The Human Rights Organisation of Afrin has published a balance sheet of the crimes committed by the Turkish occupation forces and their mercenaries in Afrin. According to the report, sixty people, four of them women, were abducted in February alone, six historical sites were razed and 1,818 trees were cut down. From the beginning of the occupation on 18 March 2018 until December 2021, the human rights organisation had recorded 686 deaths and 8,455 abductions. Many of those abducted remain disappeared.
Various mercenary militias and the Turkish secret service, MIT, are behind the kidnappings. The mercenary militias are notorious jihadist militias such as Furqat al-Hamzat, Ahrar al-Sharqiya, the Sultan Murad Brigade. The kidnappings serve several purposes, including financial. The mercenaries extort ransoms from the families of the abducted civilians. Basically, the kidnappings are aimed at the displacement of the population of Afrin and the demographic transformation of the region. Again and again, people are abducted to Turkey under the pretext of supporting the resistance, where they are tortured and imprisoned for many years.
Demographic change in the region
Among other things, this is also shown by the figures: The population of Afrin was at least 96 percent Kurdish before the occupation, which has lasted since 18 March 2018. Today, the proportion of the Kurdish population is less than 23 percent, some sources even speak of only 15 percent. Of the approximately 15,000 members of the Alavi faith, just 200 remain. The number of Yazidi believers has been reduced from 25,000 to 2,000 under Turkish occupation.

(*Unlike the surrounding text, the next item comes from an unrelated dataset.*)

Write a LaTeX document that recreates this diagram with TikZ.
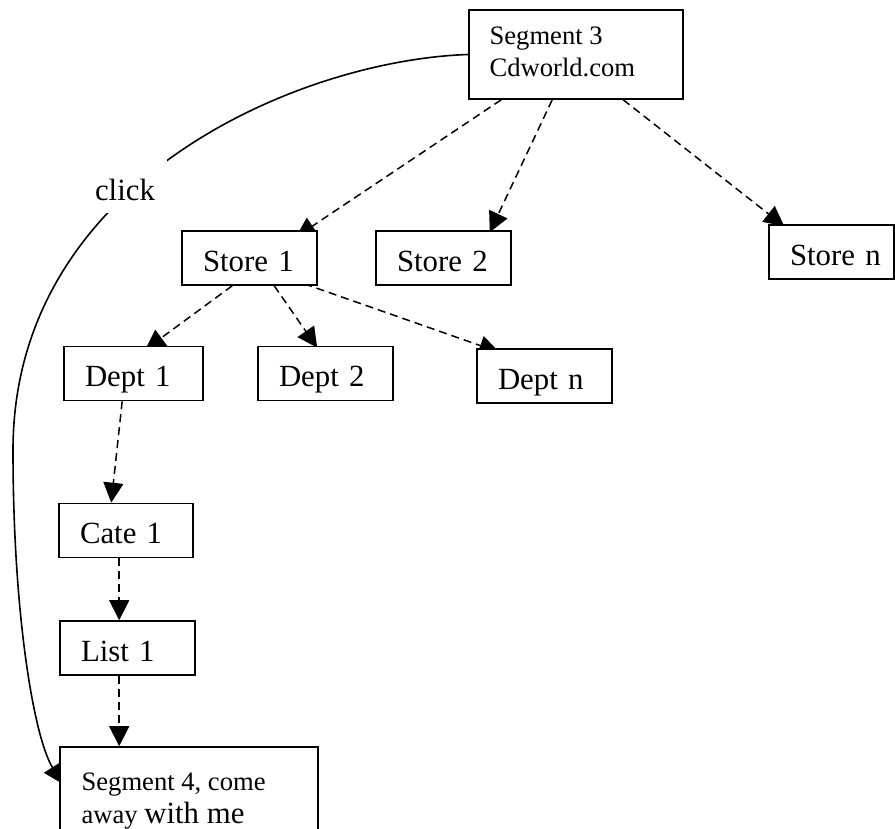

Six archaeological sites devastated
At the same time, there is also an attack on the historical sites of the region. According to reports by the human rights organisation, six historical sites were destroyed in February alone. At the Marani hill near Afrin, looted excavations for gold objects and other historical valuables took place. Furthermore, there was massive destruction of the medieval caravanserai at Tell Sultan. The ruins from the 13th century were devastated by heavy construction equipment. Near the village of Gemrûkê, the hitherto barely documented settlement mound Tell Şorbe was razed to the ground by occupation militias. Tell Laq and Tell Çiya were also affected by such disastrous looting. The archaeological site on Tell Birk Abdala, which has been protected as an archaeological city since 1981, was also destroyed by the occupation forces.